New Hampshire GOP Playing Defense Over Gun Debate

Mar 7, 2018

A screenshot from a new website set up by the New Hampshire Republican Party in response to the gun debate.

It’s not often that a political candidate announces his or her platform, and then is immediately challenged by passionate opponents.

But last week, Democratic gubernatorial candidate Steve Marchand stood on the steps of the Lebanon City Hall taking questions - not from reporters, but passionate gun rights advocates.

The unusual public back and forth went on for nearly an hour. Marchand pitched ideas like universal background checks and banning semi-automatic weapons, and the handful of opponents in the audience would debate him.

The mass shooting in Parkland Florida has brought the country back in the throes of a debate over how to stop gun violence, and it’s playing out in unique ways in New Hampshire’s race for governor.

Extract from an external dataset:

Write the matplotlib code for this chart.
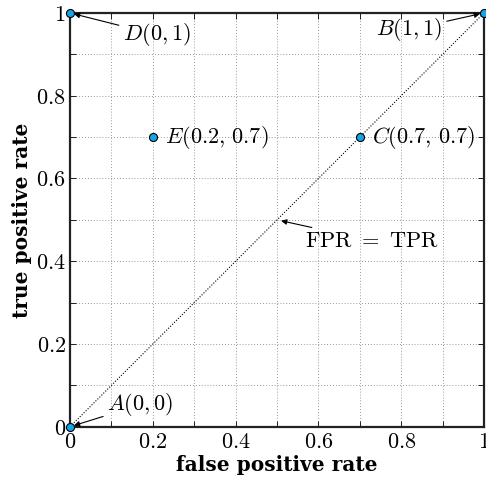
import matplotlib
matplotlib.use("Agg")
import matplotlib.pyplot as plt
import numpy as np

plt.rcParams["mathtext.fontset"] = "cm"

# ROC points
names = ["A", "B", "C", "D", "E"]
fpr = [0.0, 1.0, 0.7, 0.0, 0.2]
tpr = [0.0, 1.0, 0.7, 1.0, 0.7]
diag_x = [0.0, 1.0]
diag_y = [0.0, 1.0]
ticks = [0.0, 0.2, 0.4, 0.6, 0.8, 1.0]
tick_labels = ["0", "0.2", "0.4", "0.6", "0.8", "1"]
minor = np.arange(0, 1.01, 0.1)

MARK = "#14a5e6"
FS = 16

fig = plt.figure(figsize=(4.86, 4.79), dpi=100)
ax = fig.add_axes([0.144, 0.109, 0.852, 0.864])

ax.plot(diag_x, diag_y, color="black", ls=(0, (1, 1.5)), lw=0.8)
ax.plot(fpr, tpr, "o", ms=5.8, mfc=MARK, mec="black", mew=0.8, clip_on=False, zorder=5)

ax.set_xlim(0, 1)
ax.set_ylim(0, 1)
ax.set_xticks(ticks)
ax.set_yticks(ticks)
ax.set_xticks(minor, minor=True)
ax.set_yticks(minor, minor=True)
ax.set_xticklabels([f"${t}$" for t in tick_labels], fontsize=FS)
ax.set_yticklabels([f"${t}$" for t in tick_labels], fontsize=FS)
ax.tick_params(which="both", direction="in", top=True, right=True, length=4, width=0.6)
ax.tick_params(axis="x", pad=4)
ax.tick_params(axis="y", pad=3)
ax.grid(which="both", color="#777777", ls=(0, (1, 2.5)), lw=0.6)
for s in ax.spines.values():
    s.set_linewidth(1.6)
    s.set_color("#222222")

ax.set_xlabel("false positive rate", fontfamily="DejaVu Serif", fontweight="bold",
              fontsize=14.5, labelpad=2)
ax.set_ylabel("true positive rate", fontfamily="DejaVu Serif", fontweight="bold",
              fontsize=14.5, labelpad=3)

arrow = dict(arrowstyle="-|>", color="black", lw=0.8, mutation_scale=8, shrinkA=1, shrinkB=3)
ax.annotate(r"$D(0,1)$", xy=(fpr[3], tpr[3]), xytext=(0.128, 0.947), fontsize=FS,
            va="center", ha="left", arrowprops=arrow)
ax.annotate(r"$B(1,1)$", xy=(fpr[1], tpr[1]), xytext=(0.9, 0.96), fontsize=FS,
            va="center", ha="right", arrowprops=arrow)
ax.annotate(r"$A(0,0)$", xy=(fpr[0], tpr[0]), xytext=(0.09, 0.053), fontsize=FS,
            va="center", ha="left", arrowprops=arrow)
ax.annotate(r"$\mathrm{FPR}\ =\ \mathrm{TPR}$", xy=(0.5, 0.5), xytext=(0.567, 0.45), fontsize=FS,
            va="center", ha="left", arrowprops=arrow)
ax.annotate(r"$E(0.2,\,0.7)$", xy=(fpr[4], tpr[4]), xytext=(0.23, 0.7), fontsize=FS,
            va="center", ha="left")
ax.annotate(r"$C(0.7,\,0.7)$", xy=(fpr[2], tpr[2]), xytext=(0.73, 0.7), fontsize=FS,
            va="center", ha="left")

fig.savefig("out.png", dpi=100)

And if the last two weeks are any indication, that debate is likely to remain heated through the November election.

The gun rights advocates who came out to oppose Marchand’s event said they needed to be there to defend their 2nd amendment rights, and they said a conservative radio host named Keith Hanson encouraged listeners to come out.

Hanson’s morning show airs on 99.7 WNTK in the Upper Valley, a station that also broadcasts national conservative hosts like Rush Limbaugh.  

Gun rights advocates responded to the conservative call to protest at a Marchand campaign event in Lebanon last week
Credit Lauren Chooljian / NHPR

And the morning of Marchand’s gun announcement, Hanson told listeners that the New Hampshire Republican Party had called him to encourage people to be a “counter presence” in Lebanon.

“If you think that gun control is not gonna become a major, major talking point of the gubernatorial elections here in NH during the next cycle, you got another thing coming,” Hanson said.

One of his guests that morning was New Hampshire GOP chair Jeanie Forrester, who thanked Hanson for spreading the word about the Democrat’s gun control announcement.

“I appreciate the fact that you've been promoting that counter presence, I think that’s important to have that silent majority show up and show folks that we do support the 2nd Amendment, it is important and we can’t be pushed around."

This all occurred in the span of a few hours last week, and it provides New Hampshire voters with a snapshot of what they can expect from this year’s gubernatorial race: Democrats putting gun control the center of their platform, with the state Republican party eager to fire up their base over the 2nd Amendment.

Another example of this theme came Monday, when the New Hampshire GOP launched a new campaign website called as a response to Marchand’s gun control platform.

The site prominently displays black and white photos of Marchand and former Democratic State Senator Molly Kelly, who is reportedly considering running. It calls on Republicans to organize against “an unnecessary attack on our second amendment rights,” a sentiment displayed in all upper case letters.

“Democrats have decided this is their political moment to take guns away from law-abiding citizens, that’s the wrong approach,” NH GOP spokesman Patrick Hynes said. “We’re gonna be consistent with that message throughout the coming weeks and months.”

Some of this messaging has already popped up in some of Republican Governor Chris Sununu comments about guns, though it’s not as harsh, or intense as the Stop the Gun Grab site. When asked on NHPR’s The Exchange, Sununu eased into the argument by describing an assault weapons ban as a “slippery slope” toward taking away all kinds of weapons.

The New Hampshire Democratic party calls this messaging “fear-mongering,” and they’re quick to point out anytime Republicans at the statehouse vote against gun control members.

Marchand plans to take his gun control platform on the road again -- he was in Keene earlier this week and he’ll head to Dover on Friday afternoon. And he also called into conservative Keith Hanson’s radio show to talk about guns, and Hanson left an open invitation for a point by point debate in a future program.